Unfortunately, we then start to demand that the entertainers be more than they actually are, which is just people – we demand that they be the stereotypes that we have imagined that they are. Too many refer to these entertainers as “role-models” for the young. I can’t imagine what on earth “role” they are supposed to be modeling.

When on earth did baseball players suddenly become these supposed paragons of virtue? WHY on earth did we suddenly suppose that baseball players are these paragons of virtue? Or even insist that they pretend to be?

I suppose I’ve been thinking about this ever since the sports media (and, unfortunately, the politicians) started screaming endlessly about steroids in baseball and how it is “cheating” and destroying the Sacred Home Run Record, among other things. I’m not real too particularly upset about steroid use or the revelation that ballplayers will use any edge they can find to get ahead, to be the best, to get back on the field, to keep playing until they drop – really, I never expected anything else and I guess I’m more than a little surprised that so many others expect all these pure goody 2 shoes type characters.

Jeff Pearlman recently wrote a column in which he described his effort to obtain an interview with the now retired Tim Worrell – he described each event which transpires over several hours while he sits and waits for Worrell to talk to him for a few minutes – he describes how Worrell sits, looks at his nails, passes gas, scratches himself, etc – all in all making Worrell look like one of the Gas House Gorillas whose only attribute is his ability to throw a baseball 90 something MPH. He was expecting who, Albert Einstein? Bart Giamatti? David Nieporent?

Me, I don’t really want/need all this excessive microscopic examination of every aspect of a player’s life/personality. I remember once one of my mother’s friends told me how she went to a nudist colony when she was young and all she could think was that she wished people would just wear their clothes so she didn’t have to look at all the faults and flaws now so apparent on every single body.
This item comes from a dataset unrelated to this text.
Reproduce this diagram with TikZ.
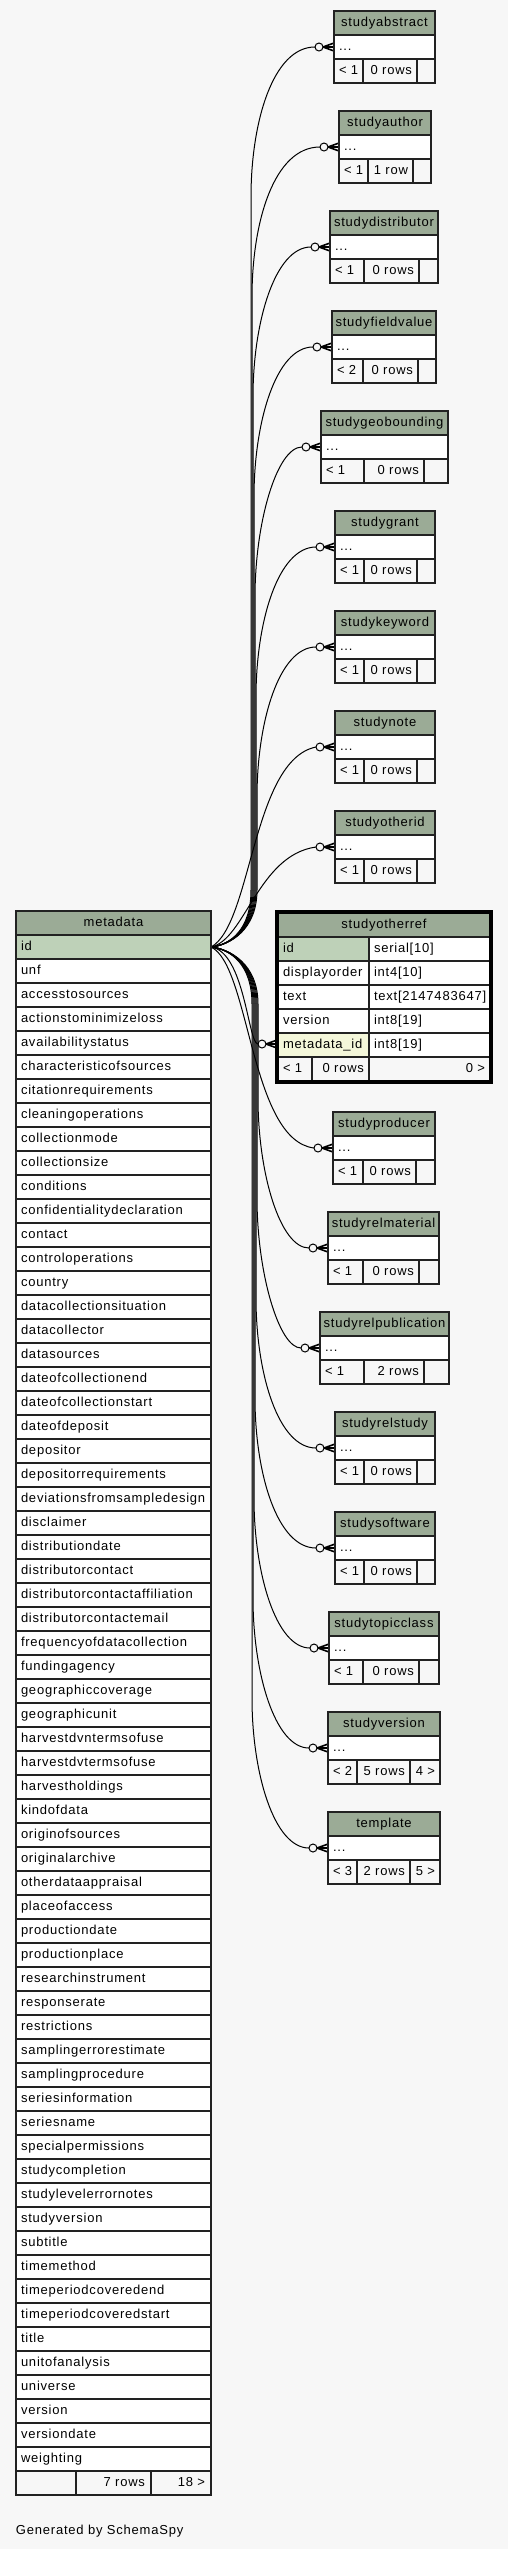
\documentclass[tikz,border=0pt]{standalone}
\usepackage{fontspec}
\setmainfont{Liberation Sans}[LetterSpace=6]
\usetikzlibrary{calc}
\definecolor{bg}{HTML}{F7F7F7}
\definecolor{hdr}{HTML}{9BAB96}
\definecolor{pk}{HTML}{BED1B8}
\definecolor{fk}{HTML}{F4F7DA}
\definecolor{ln}{HTML}{222222}
\tikzset{
  txt/.style={font=\fontsize{13}{15}\selectfont, inner sep=0pt, outer sep=0pt, text=black},
  cellline/.style={draw=ln, line width=1.2pt},
  outerline/.style={draw=ln, line width=1.8pt},
  focusline/.style={draw=black, line width=3.4pt},
  conn/.style={draw=black, line width=1pt},
  crowline/.style={draw=black, line width=1.6pt},
}
% #1 name, #2 L, #3 s1, #4 s2, #5 R, #6 top, #7 foot left, #8 foot mid, #9 foot right
\newcommand\smalltab[9]{%
  \fill[hdr] (#2,#6) rectangle (#5,#6+24);
  \fill[white] (#2,#6+24) rectangle (#5,#6+48);
  \fill[bg] (#2,#6+48) rectangle (#5,#6+72);
  \draw[cellline] (#2,#6+24) -- (#5,#6+24) (#2,#6+48) -- (#5,#6+48)
     (#3,#6+48) -- (#3,#6+72) (#4,#6+48) -- (#4,#6+72);
  \draw[outerline] (#2,#6) rectangle (#5,#6+72);
  \node[txt,anchor=base] (#1-title) at ({(#2+#5)/2},#6+15) {#1};
  \node[txt,anchor=base west] (#1-dots) at (#2+5,#6+39) {...};
  \node[txt,anchor=base west] (#1-fl) at (#2+5,#6+63) {#7};
  \node[txt,anchor=base east] (#1-fm) at (#4-5,#6+63) {#8};
  \node[txt,anchor=base east] (#1-fr) at (#5-5,#6+63) {#9};
}
% coordinates for connector end at a table: #1 name, #2 L, #3 ty
\newcommand\tabend[3]{%
  \coordinate (#1-in) at (#2,#3);
  \coordinate (#1-end) at (#2-19,#3);
}
\newcommand\crowend[1]{%
  \draw[crowline] ($(#1-in)+(-11,0)$) -- ($(#1-in)+(0,-4)$)
                  ($(#1-in)+(-11,0)$) -- (#1-in)
                  ($(#1-in)+(-11,0)$) -- ($(#1-in)+(0,4)$);
  \draw[conn] ($(#1-in)+(-15,0)$) circle[radius=4];
}
% upper generic connector: #1 name, #2 Xv, #3 ty
\newcommand\upconn[3]{%
  \draw[conn] (mdid) .. controls (230,945) and (#2,930) .. (#2,890)
     -- (#2,#3+150) .. controls (#2,#3+75) and (#2+22,#3) .. (#1-end);
  \crowend{#1}
}
\newcommand\downconn[3]{%
  \draw[conn] (mdid) .. controls (230,949) and (#2,964) .. (#2,1004)
     -- (#2,#3-150) .. controls (#2,#3-75) and (#2+22,#3) .. (#1-end);
  \crowend{#1}
}
\begin{document}
\begin{tikzpicture}[x=1pt,y=-1pt]
\useasboundingbox (0,0) rectangle (508,2549);
\fill[bg] (0,0) rectangle (508,2549);

\coordinate (mdid) at (211,947);

% connector end coordinates
\tabend{studyabstract}{334}{47}
\tabend{studyauthor}{339}{147}
\tabend{studydistributor}{330}{247}
\tabend{studyfieldvalue}{332}{347}
\tabend{studygeobounding}{321}{447}
\tabend{studygrant}{335}{547}
\tabend{studykeyword}{335}{647}
\tabend{studynote}{335}{747}
\tabend{studyotherid}{335}{847}
\tabend{studyotherref}{277}{1044}
\tabend{studyproducer}{333}{1148}
\tabend{studyrelmaterial}{328}{1248}
\tabend{studyrelpublication}{320}{1348}
\tabend{studyrelstudy}{335}{1448}
\tabend{studysoftware}{335}{1548}
\tabend{studytopicclass}{329}{1648}
\tabend{studyversion}{328}{1748}
\tabend{template}{328}{1848}

% connectors
\upconn{studyabstract}{251}{47}
\upconn{studyauthor}{252}{147}
\upconn{studydistributor}{253}{247}
\upconn{studyfieldvalue}{254}{347}
\upconn{studygeobounding}{255}{447}
\upconn{studygrant}{256}{547}
\upconn{studykeyword}{257}{647}
\draw[conn] (mdid) .. controls (252,925) and (252,760) .. (studynote-end);
\crowend{studynote}
\draw[conn] (mdid) .. controls (245,940) and (258,855) .. (studyotherid-end);
\crowend{studyotherid}
\draw[conn] (mdid) .. controls (245,952) and (248,1044) .. (studyotherref-end);
\crowend{studyotherref}
\draw[conn] (mdid) .. controls (250,965) and (250,1140) .. (studyproducer-end);
\crowend{studyproducer}
\downconn{studyrelmaterial}{258}{1248}
\downconn{studyrelpublication}{257}{1348}
\downconn{studyrelstudy}{256}{1448}
\downconn{studysoftware}{255}{1548}
\downconn{studytopicclass}{254}{1648}
\downconn{studyversion}{253}{1748}
\downconn{template}{252}{1848}

% small tables
\smalltab{studyabstract}{334}{363}{417}{435}{11}{< 1}{0 rows}{}
\smalltab{studyauthor}{339}{368}{413}{431}{111}{< 1}{1 row}{}
\smalltab{studydistributor}{330}{364}{419}{438}{211}{< 1}{0 rows}{}
\smalltab{studyfieldvalue}{332}{363}{418}{436}{311}{< 2}{0 rows}{}
\smalltab{studygeobounding}{321}{364}{424}{448}{411}{< 1}{0 rows}{}
\smalltab{studygrant}{335}{364}{417}{435}{511}{< 1}{0 rows}{}
\smalltab{studykeyword}{335}{364}{417}{435}{611}{< 1}{0 rows}{}
\smalltab{studynote}{335}{364}{417}{435}{711}{< 1}{0 rows}{}
\smalltab{studyotherid}{335}{364}{417}{435}{811}{< 1}{0 rows}{}
\smalltab{studyproducer}{333}{363}{416}{435}{1112}{< 1}{0 rows}{}
\smalltab{studyrelmaterial}{328}{363}{419}{439}{1212}{< 1}{0 rows}{}
\smalltab{studyrelpublication}{320}{364}{424}{449}{1312}{< 1}{2 rows}{}
\smalltab{studyrelstudy}{335}{364}{417}{435}{1412}{< 1}{0 rows}{}
\smalltab{studysoftware}{335}{364}{417}{435}{1512}{< 1}{0 rows}{}
\smalltab{studytopicclass}{329}{363}{419}{439}{1612}{< 1}{0 rows}{}
\smalltab{studyversion}{328}{357}{410}{440}{1712}{< 2}{5 rows}{4 >}
\smalltab{template}{328}{357}{410}{440}{1812}{< 3}{2 rows}{5 >}

% focused table studyotherref
\fill[hdr] (277,912) rectangle (491,937);
\fill[white] (277,937) rectangle (491,1057);
\fill[pk] (277,937) rectangle (369,961);
\fill[fk] (277,1033) rectangle (369,1057);
\fill[bg] (277,1057) rectangle (491,1082);
\draw[cellline] (277,937) -- (491,937) (277,961) -- (491,961) (277,985) -- (491,985)
   (277,1009) -- (491,1009) (277,1033) -- (491,1033) (277,1057) -- (491,1057)
   (369,937) -- (369,1082) (312,1057) -- (312,1082);
\draw[focusline] (277,912) rectangle (491,1082);
\node[txt,anchor=base] (sor-title) at (384,928) {studyotherref};
\node[txt,anchor=base west] (sor-id) at (283,952) {id};
\node[txt,anchor=base west] (sor-idt) at (374,952) {serial[10]};
\node[txt,anchor=base west] (sor-do) at (283,976) {displayorder};
\node[txt,anchor=base west] (sor-dot) at (374,976) {int4[10]};
\node[txt,anchor=base west] (sor-tx) at (283,1000) {text};
\node[txt,anchor=base west] (sor-txt) at (374,1000) {text[2147483647]};
\node[txt,anchor=base west] (sor-ve) at (283,1024) {version};
\node[txt,anchor=base west] (sor-vet) at (374,1024) {int8[19]};
\node[txt,anchor=base west] (sor-md) at (283,1048) {metadata\_id};
\node[txt,anchor=base west] (sor-mdt) at (374,1048) {int8[19]};
\node[txt,anchor=base west] (sor-fl) at (283,1072) {< 1};
\node[txt,anchor=base east] (sor-fm) at (364,1072) {0 rows};
\node[txt,anchor=base east] (sor-fr) at (485,1072) {0 >};

% metadata table
\fill[hdr] (16,911) rectangle (211,935);
\fill[pk] (16,935) rectangle (211,959);
\fill[white] (16,959) rectangle (211,2471);
\fill[bg] (16,2471) rectangle (211,2495);
\foreach \k in {0,...,64} {
  \draw[cellline] (16,935+24*\k) -- (211,935+24*\k);
}
\draw[cellline] (76,2471) -- (76,2495) (151,2471) -- (151,2495);
\draw[outerline] (16,911) rectangle (211,2495);
\node[txt,anchor=base] (md-title) at (113.5,926) {metadata};
\foreach \f [count=\i from 0] in {id,unf,accesstosources,actionstominimizeloss,availabilitystatus,characteristicofsources,citationrequirements,cleaningoperations,collectionmode,collectionsize,conditions,confidentialitydeclaration,contact,controloperations,country,datacollectionsituation,datacollector,datasources,dateofcollectionend,dateofcollectionstart,dateofdeposit,depositor,depositorrequirements,deviationsfromsampledesign,disclaimer,distributiondate,distributorcontact,distributorcontactaffiliation,distributorcontactemail,frequencyofdatacollection,fundingagency,geographiccoverage,geographicunit,harvestdvntermsofuse,harvestdvtermsofuse,harvestholdings,kindofdata,originofsources,originalarchive,otherdataappraisal,placeofaccess,productiondate,productionplace,researchinstrument,responserate,restrictions,samplingerrorestimate,samplingprocedure,seriesinformation,seriesname,specialpermissions,studycompletion,studylevelerrornotes,studyversion,subtitle,timemethod,timeperiodcoveredend,timeperiodcoveredstart,title,unitofanalysis,universe,version,versiondate,weighting} {
  \node[txt,anchor=base west] (md-\f) at (21,950+24*\i) {\f};
}
\node[txt,anchor=base east] (md-fm) at (145,2486) {7 rows};
\node[txt,anchor=base east] (md-fr) at (205,2486) {18 >};

\node[txt,anchor=base west] (gen) at (16,2534) {Generated by SchemaSpy};
\end{tikzpicture}
\end{document}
Ballplayers are just people – just men, and like my mama always said – when it comes to men you gotta take the good with the bad. I live with men. It’s the truth. We all just people and I understand that you really DO gotta take the good with the bad. That doesn’t bother me, but I realize that it has been terribly depressing to me that the media keeps shoving all the (what they think/say is) bad in our faces and screaming about it, as if ballplayers, alone among men, should be “role models” – sin free, paragons. What is the point of continuously pointing out flaws, other than irritating the fans? Why bemoan the fact that ballplayers, who are just people, after all, aren’t paragons?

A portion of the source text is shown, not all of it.